Poltz still mining fertile musical inspiration

By: JIM TRAGESER - Staff Writer | Wednesday, January 23, 2008 2:42 PM PST

Steve Poltz with Tim Bluhm
When: 9 p.m. today
Where: Belly Up Tavern, 143 S. Cedros Ave, Solana Beach
Admission: $20
Info: (858)481-8140 or bellyup.com
Web: poltz.com

It was a reluctant U-turn that led in large part to Steve Poltz's professional reputation and (relative) financial stability.

On vacation in Mexico with close friend Jewel Kilcher, the two then-unknown folk singer/songwriters were driving back to the States with a batch of new songs when a breeze blew through an open window of their car and sent the sheet of paper containing the lyrics to "You Were Meant for Me" out into the world.

"I was going to let it go ---- we had nine other songs, but she was like, 'No, you have to go back and get it,' " he remembered by phone on tour in Australia a few weeks ago. "Who knew it was the winning lottery ticket?"

Poltz admitted that co-writing the song with Jewel gave it a different flavor than it might have had if he'd written it all by himself.

"She said, 'We can't Poltzerize this one' ---- I wanted to have the girl come back and stab the guy in the face," he said, laughing.

"It's always fun writing with someone else because you always get a different twist."

That the song became a huge hit for Jewel has meant Poltz has had a bit of a nest egg to fall back on as he carves out his own music career. The leader of the popular local folk-rock band the Rugburns, Poltz hasn't achieved the kind of fame Jewel has, but he has found his own niche under the radar of the mass media, one with a fan base that's substantial enough to allow him to make his living from music.

Growing up in Pasadena and then Palm Springs, Poltz said he was apparently born with his love of music.

"Ever since I was a kid.

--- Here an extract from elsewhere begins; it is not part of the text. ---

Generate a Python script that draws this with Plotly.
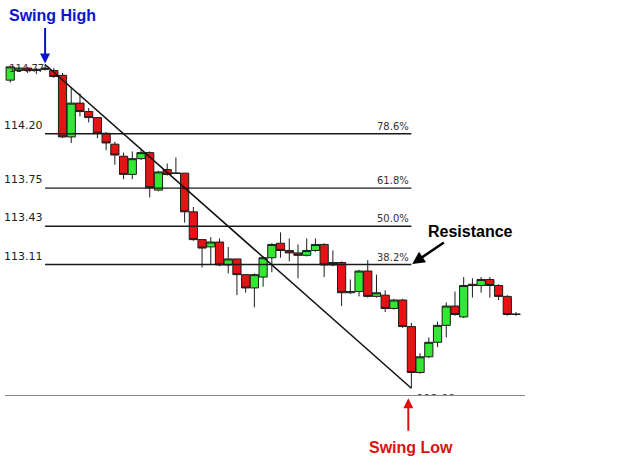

I was glued to the radio," he said. "For some reason, it was always easy for me to learn the words from any song."

But he didn't jump straight into the popular stuff he was hearing on the radio, at least not as a performer.

"When I was 6, my uncle took me to see Julian Bream, the classical guitarist, at the Hollywood Bowl."

That concert hooked him on classical music, Poltz said, and he begged his parents for guitar lessons. Like many kids, though, once he got past the immediate glamor of owning a guitar and found out how much work was involved in becoming good at it, he wanted to quit.

"To my parents' credit they said, 'No, you wanted to do this, you're going to practice.'

"After a couple of weeks of tantrums over it, and realizing they weren't going to give in, I really got into it," he said. "It's hard to make a kid do something like that, but once I got into it, that was it."

He studied classical guitar for years, and says that's what his early musical dreams involved.

"It was pretty funny, because when I was 11 or 12, if people asked me what I wanted to do, I'd tell them I wanted to move to Spain and study with Segovia."

When his older sister began attending San Diego State University in the late 1970s, Poltz said he followed her.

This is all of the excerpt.